● **STATED GOAL**
Quote word for word the lines below, beginning with the first and ending with the one that has "5.18, 5.11, 4.69];". Drop the pictures.

↓

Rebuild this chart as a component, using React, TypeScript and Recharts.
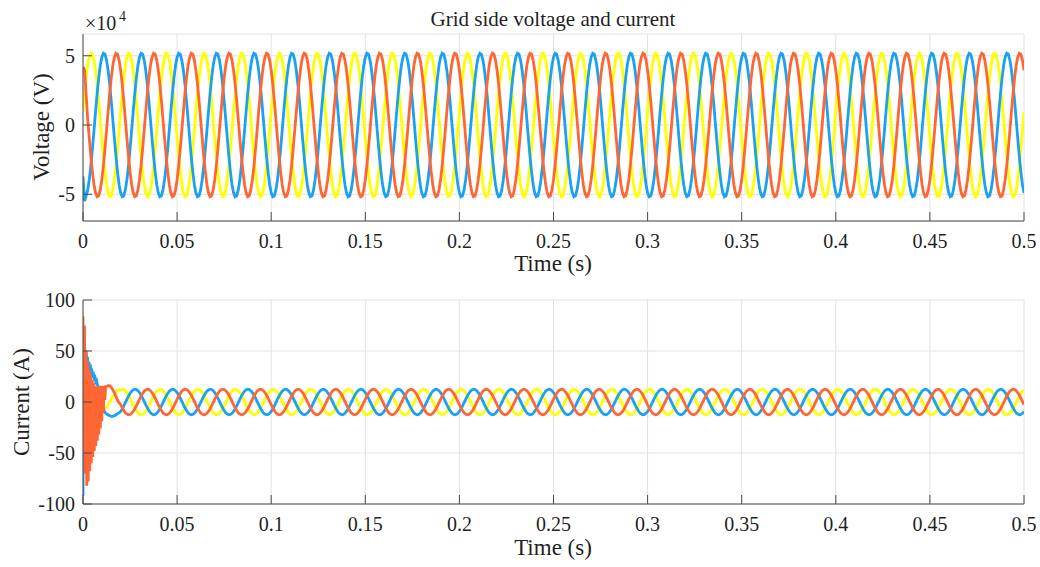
import { LineChart, Line, XAxis, YAxis, CartesianGrid } from 'recharts';

// axis ticks
const timeTicks = [0, 0.05, 0.1, 0.15, 0.2, 0.25, 0.3, 0.35, 0.4, 0.45, 0.5];
const voltageTicks = [-5, 0, 5];
const currentTicks = [-100, -50, 0, 50, 100];

// 50 Hz, 24 samples per cycle, 25 cycles in 0.5 s
const SAMPLES_PER_CYCLE = 24;
const CYCLES = 25;
const STEP = 0.02 / SAMPLES_PER_CYCLE;

// steady-state voltage, one cycle (x10^4 V)
const voltageYellowCycle = [0.95, 2.24, 3.38, 4.29, 4.9, 5.18, 5.11, 4.69, 3.95, 2.95, 1.74, 0.41, -0.95, -2.24, -3.38, -4.29, -4.9, -5.18, -5.11, -4.69, -3.95, -2.95, -1.74, -0.41];
const voltageBlueCycle = [-4.9, -5.18, -5.11, -4.69, -3.95, -2.95, -1.74, -0.41, 0.95, 2.24, 3.38, 4.29, 4.9, 5.18, 5.11, 4.69, 3.95, 2.95, 1.74, 0.41, -0.95, -2.24, -3.38, -4.29];
const voltageOrangeCycle = [3.95, 2.95, 1.74, 0.41, -0.95, -2.24, -3.38, -4.29, -4.9, -5.18, -5.11, -4.69, -3.95, -2.95, -1.74, -0.41, 0.95, 2.24, 3.38, 4.29, 4.9, 5.18, 5.11, 4.69];

// first samples of the voltage (start-up disturbance)
const voltageStartBlue = [-3.7, -5.5];
const voltageStartOrange = [4.2, 4.0, 2.2];

// steady-state current, one cycle (A)
const currentYellowCycle = [11.9, 12.5, 12.2, 11.1, 9.3, 6.8, 3.9, 0.7, -2.6, -5.7, -8.4, -10.5, -11.9, -12.5, -12.2, -11.1, -9.3, -6.8, -3.9, -0.7, 2.6, 5.7, 8.4, 10.5];
const currentBlueCycle = [-9.3, -6.8, -3.9, -0.7, 2.6, 5.7, 8.4, 10.5, 11.9, 12.5, 12.2, 11.1, 9.3, 6.8, 3.9, 0.7, -2.6, -5.7, -8.4, -10.5, -11.9, -12.5, -12.2, -11.1];
const currentOrangeCycle = [-2.6, -5.7, -8.4, -10.5, -11.9, -12.5, -12.2, -11.1, -9.3, -6.8, -3.9, -0.7, 2.6, 5.7, 8.4, 10.5, 11.9, 12.5, 12.2, 11.1, 9.3, 6.8, 3.9, 0.7];

// current start-up transient, first cycle (A)
const currentStartTime = [0, 0.0004, 0.0008, 0.0012, 0.0016, 0.002, 0.0024, 0.0028, 0.0032, 0.0036, 0.004, 0.0044, 0.0048, 0.0052, 0.0056, 0.006, 0.0064, 0.0068, 0.0072, 0.0076, 0.008, 0.0084, 0.0088, 0.0092, 0.0096, 0.01, 0.0104, 0.0108, 0.0112, 0.0116, 0.012, 0.0125, 0.0133, 0.0142, 0.015, 0.0158, 0.0167, 0.0175, 0.0183, 0.0192];
const currentStartYellow = [5, 20, -10, 15, -15, 10, -12, 5, -10, 0, -8, -2, -6, -4, -6, -5, -6, -6, -7, -7, -8, -8, -8, -8, -8, -8, -8, -8, -7, -6, -6, -5, -3, -0.5, 2.5, 5.5, 8, 10, 11.5, 12.2];
const currentStartBlue = [-92, 52, 55, 46, 50, 42, 44, 37, 39, 33, 34, 29, 30, 26, 27, 23, 24, 20, 21, 17, 16, 11, 6, 1, -3, -6, -5, -6, -8, -10, -11, -11.5, -12.5, -13.5, -14, -14, -13.5, -12.5, -11.5, -10.5];
const currentStartOrange = [84, -50, 75, -70, 50, -82, 40, -78, 32, -68, 27, -60, 22, -54, 19, -48, 16, -43, 15, -38, 14, -32, 15, -26, 16, -19, 16, -11, 16, 2, 15, 15, 16, 16, 14.5, 12, 9, 5.5, 2, -1];

const YELLOW = '#FFFF00';
const BLUE = '#1AA1F2';
const ORANGE = '#FF6633';
const FONT = "'Liberation Serif', 'Times New Roman', serif";
const AXIS_COLOR = '#4a4a4a';
const GRID_COLOR = '#e2e2e2';

const voltageData = Array.from({ length: CYCLES * SAMPLES_PER_CYCLE + 1 }, (_, k) => ({
  t: k * STEP,
  a: voltageYellowCycle[k % SAMPLES_PER_CYCLE],
  b: k < voltageStartBlue.length ? voltageStartBlue[k] : voltageBlueCycle[k % SAMPLES_PER_CYCLE],
  c: k < voltageStartOrange.length ? voltageStartOrange[k] : voltageOrangeCycle[k % SAMPLES_PER_CYCLE],
}));

const currentData = [
  ...currentStartTime.map((t, i) => ({
    t,
    a: currentStartYellow[i],
    b: currentStartBlue[i],
    c: currentStartOrange[i],
  })),
  ...Array.from({ length: (CYCLES - 1) * SAMPLES_PER_CYCLE + 1 }, (_, i) => {
    const k = i + SAMPLES_PER_CYCLE;
    return {
      t: k * STEP,
      a: currentYellowCycle[k % SAMPLES_PER_CYCLE],
      b: currentBlueCycle[k % SAMPLES_PER_CYCLE],
      c: currentOrangeCycle[k % SAMPLES_PER_CYCLE],
    };
  }),
];

const tickStyle = { fontFamily: FONT, fontSize: 20, fill: '#1f1f1f' };

function Panel({ data, domain, ticks, height, top, plotHeight }: {
  data: { t: number; a: number; b: number; c: number }[];
  domain: [number, number];
  ticks: number[];
  height: number;
  top: number;
  plotHeight: number;
}) {
  return (
    <LineChart
      width={1040}
      height={height}
      data={data}
      margin={{ top, right: 16, bottom: 0, left: 0 }}
    >
      <CartesianGrid stroke={GRID_COLOR} />
      <XAxis
        dataKey="t"
        type="number"
        domain={[0, 0.5]}
        ticks={timeTicks}
        allowDataOverflow
        height={height - top - plotHeight}
        tickSize={-9}
        tickMargin={22}
        tick={tickStyle}
        tickFormatter={(v: number) => String(v)}
        stroke={AXIS_COLOR}
      />
      <XAxis
        xAxisId="top"
        orientation="top"
        type="number"
        domain={[0, 0.5]}
        ticks={timeTicks}
        allowDataOverflow
        height={0}
        tickSize={-9}
        tick={false}
        stroke={AXIS_COLOR}
      />
      <YAxis
        type="number"
        domain={domain}
        ticks={ticks}
        allowDataOverflow
        width={83}
        tickSize={-9}
        tickMargin={17}
        tick={tickStyle}
        stroke={AXIS_COLOR}
      />
      <YAxis
        yAxisId="right"
        orientation="right"
        type="number"
        domain={domain}
        ticks={ticks}
        allowDataOverflow
        width={0}
        tickSize={-9}
        tick={false}
        stroke={AXIS_COLOR}
      />
      <Line type="linear" dataKey="a" stroke={YELLOW} strokeWidth={2.8} dot={false} isAnimationActive={false} />
      <Line type="linear" dataKey="b" stroke={BLUE} strokeWidth={2.8} dot={false} isAnimationActive={false} />
      <Line type="linear" dataKey="c" stroke={ORANGE} strokeWidth={2.8} dot={false} isAnimationActive={false} />
    </LineChart>
  );
}

export default function App() {
  return (
    <div style={{ position: 'absolute', left: 0, top: 0, width: 1040, height: 567, background: '#fff' }}>
      <div style={{ position: 'absolute', left: 0, top: 0 }}>
        <Panel data={voltageData} domain={[-6.93, 6.57]} ticks={voltageTicks} height={280} top={34} plotHeight={187} />
      </div>
      <div style={{ position: 'absolute', left: 0, top: 280 }}>
        <Panel data={currentData} domain={[-100, 100]} ticks={currentTicks} height={287} top={20} plotHeight={204} />
      </div>
      <svg
        width={1040}
        height={567}
        style={{ position: 'absolute', left: 0, top: 0, pointerEvents: 'none' }}
        fontFamily={FONT}
        fill="#1f1f1f"
      >
        <text x={553} y={26} fontSize={21} textAnchor="middle">Grid side voltage and current</text>
        <text x={85} y={29.5} fontSize={20}>×10</text>
        <text x={119} y={20.5} fontSize={14}>4</text>
        <text x={553} y={271} fontSize={23} textAnchor="middle">Time (s)</text>
        <text x={553} y={555} fontSize={23} textAnchor="middle">Time (s)</text>
        <text transform="translate(49,127) rotate(-90)" fontSize={23} textAnchor="middle">Voltage (V)</text>
        <text transform="translate(29,402) rotate(-90)" fontSize={23} textAnchor="middle">Current (A)</text>
      </svg>
    </div>
  );
}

↑

● **ANSWER FOR THIS EXERCISE**
Rebuild this chart as a component, using React, TypeScript and Recharts.
import { LineChart, Line, XAxis, YAxis, CartesianGrid } from 'recharts';

// axis ticks
const timeTicks = [0, 0.05, 0.1, 0.15, 0.2, 0.25, 0.3, 0.35, 0.4, 0.45, 0.5];
const voltageTicks = [-5, 0, 5];
const currentTicks = [-100, -50, 0, 50, 100];

// 50 Hz, 24 samples per cycle, 25 cycles in 0.5 s
const SAMPLES_PER_CYCLE = 24;
const CYCLES = 25;
const STEP = 0.02 / SAMPLES_PER_CYCLE;

// steady-state voltage, one cycle (x10^4 V)
const voltageYellowCycle = [0.95, 2.24, 3.38, 4.29, 4.9, 5.18, 5.11, 4.69, 3.95, 2.95, 1.74, 0.41, -0.95, -2.24, -3.38, -4.29, -4.9, -5.18, -5.11, -4.69, -3.95, -2.95, -1.74, -0.41];
const voltageBlueCycle = [-4.9, -5.18, -5.11, -4.69, -3.95, -2.95, -1.74, -0.41, 0.95, 2.24, 3.38, 4.29, 4.9, 5.18, 5.11, 4.69, 3.95, 2.95, 1.74, 0.41, -0.95, -2.24, -3.38, -4.29];
const voltageOrangeCycle = [3.95, 2.95, 1.74, 0.41, -0.95, -2.24, -3.38, -4.29, -4.9, -5.18, -5.11, -4.69, -3.95, -2.95, -1.74, -0.41, 0.95, 2.24, 3.38, 4.29, 4.9, 5.18, 5.11, 4.69];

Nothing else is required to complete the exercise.